Born in Belfast, Moore began his career at Glentoran and had been a youth international. He joined Distillery in August 1953. He earned one representative cap with the Irish League XI, against the Football League XI at Anfield on 20 October 1954. He moved to England and joined Second Division club West Ham United in February 1955. West Ham paid a fee of £3000 and also agreed to play home and away friendly fixtures against the Belfast club.

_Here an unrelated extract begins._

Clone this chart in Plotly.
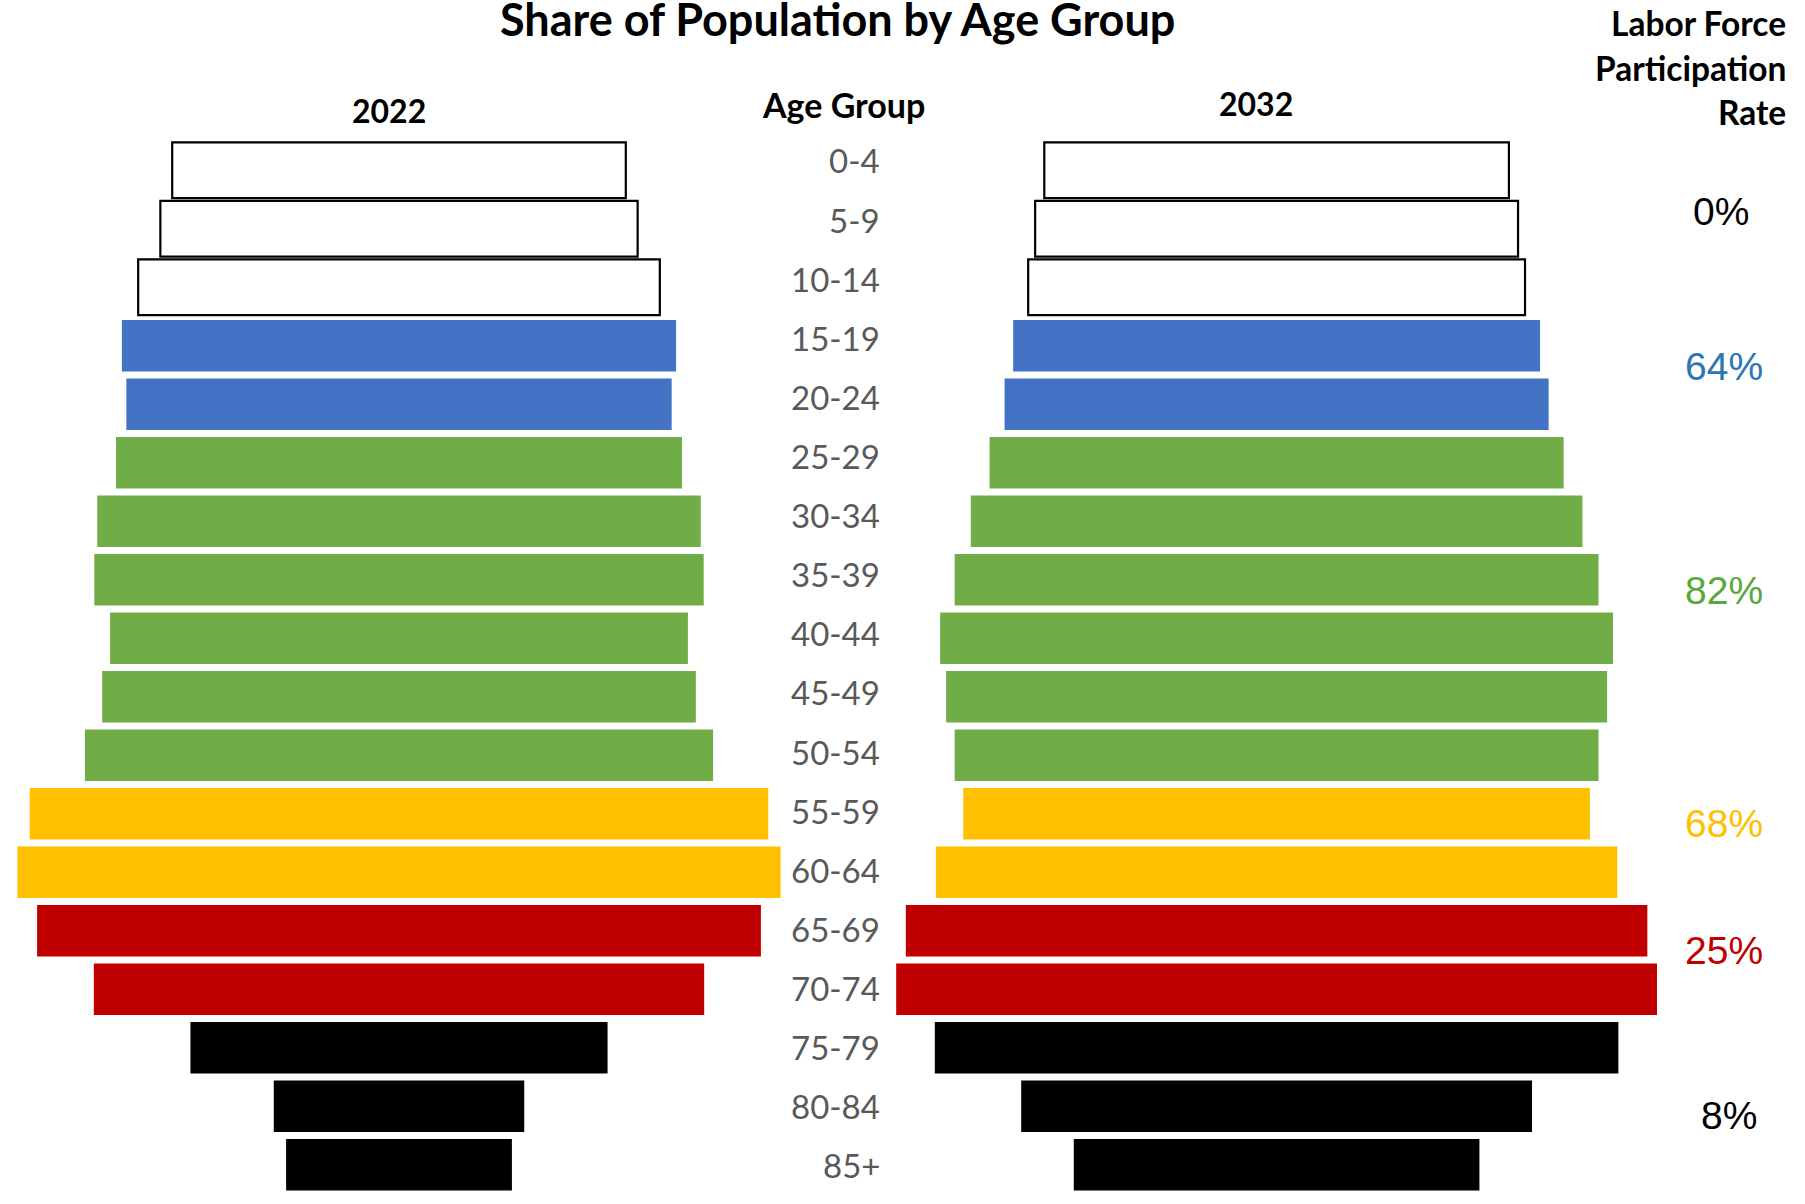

After making his debut in a friendly against Austrian club Simmering on 19 February 1955, a match that the Hammers won 8–2, Moore was involved in the first match to be televised live from Upton Park, in another friendly against Rotterdam side Holland Sports Club on 22 March. The match against Distillery in Belfast, on 28 March, represented the first time West Ham had travelled to Northern Ireland. Moore was made captain for the game, which ended 2–2. In the return fixture at Upton Park, Moore scored in a 7–5 victory for West Ham.

Moore made his League debut on the final day of the 1954–55 season, a 1–1 draw against Nottingham Forest on 2 May 1955. He then made nine League appearances for West Ham during the 1955–56 season and also played in the finals of the Essex Professional Cup and London Challenge Cup, before an injury ended his professional career. His final match came against Middlesbrough on 26 December 1955, three days before his 22nd birthday. Moore was hit in the face with the ball, leaving him virtually blind in one eye.

The club awarded Moore a testimonial match, jointly with Geoff Hallas, who had also seen his career cut short through injury earlier in the season. The match featured a number of big names in the All Star XI team, such as Jimmy Scoular, Cliff Holton, Roy Paul and Trevor Ford, and also included former West Ham players Harry Hooper and Eric Parsons. Proceeds for the match were due to be halved between the two players, totalling £991 11s 3d from gate receipts and £15 0s 3d from donations for each player. However, a dispute between Moore and his former club, due to his subsequent registration with Cambridge United, meant that he received only £500.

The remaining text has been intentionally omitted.